By increasing rates, Pima County has made its Tangerine Landfill "cost-prohibitive" to commercial trash haulers, DKL Holdings' Larry Henk believes.
He thinks the county is wise to increase commercial rates, because in doing so it reduces the volume of incoming trash, extends the life of the Tangerine Landfill and delays Pima County expenses related to its closure.
Tangerine "was taking about 400 tons a day when they were actively marketing themselves to commercial work," Henk estimates. His trash-hauling Tucson Recycling and Waste Services "used to use" Tangerine, he said. "We drove the extra eight, 10 miles" past Waste Management's transfer facility on Ina Road, which charged more. Tangerine was "more effective by the differential in the disposal rate." No longer.

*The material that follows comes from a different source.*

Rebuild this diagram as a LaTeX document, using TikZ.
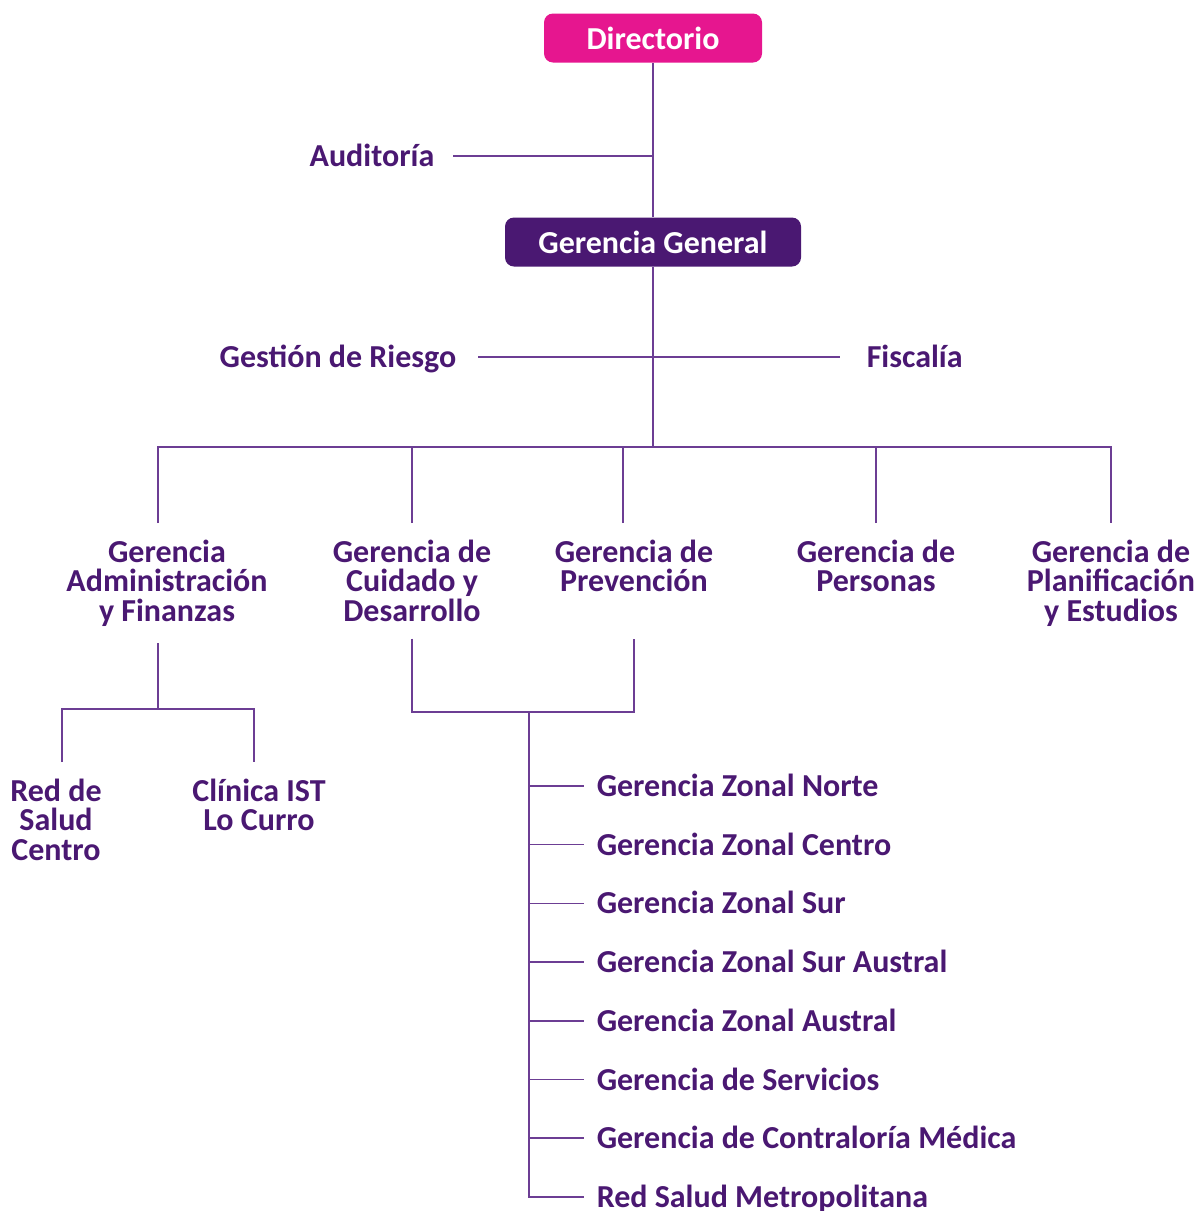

"While they have not restricted commercial waste, they have raised rates to an above-market rate that had the same effect," Henk said.
Why? "The county doesn't have the money to cap Tangerine," Michael Racy, the government affairs representative and lobbyist representing DKL Holdings, told the Marana Town Council in July.
By raising rates, "Pima County is extending the life to avoid incurring that capping cost," Henk said. "There's nothing wrong with that, it's good management, candidly."
In the view of Henk and Racy, the county's dilemma creates an opportunity for the Marana Regional Landfill.
"Market pricing drove the volume out of Tangerine," Racy said. "There are opportunities to recover a lot of it through competitive pricing."
"We can retain some of the economics to the Tucson market that were lost," Henk said.
He's not ready to give an actual rate for trash disposal at the Marana Regional Landfill. "I know it will be (substantially) lower than transfer stations.
"With energy prices going up, with the logistics of the location, I can speak with confidence, and industry knowledge, that we'll be able to intercept some of the waste that's leaving this market," Henk said.
"That also goes to the issue of community benefits," Racy said. "Why should all of Northern Pima County care? First, we are paying a price penalty for that disposal to be hauled out of town. It's been a substantial amount already, and it is going to escalate with increasing fuel costs. … It is a drag on the kinds of economic development Marana wants to achieve.
"Employers, manufacturers, people who create jobs, one of the first things they look at is disposal costs," Racy continued. "That's one of the boxes they check. Waste disposal cost is a deficiency this can really remedy."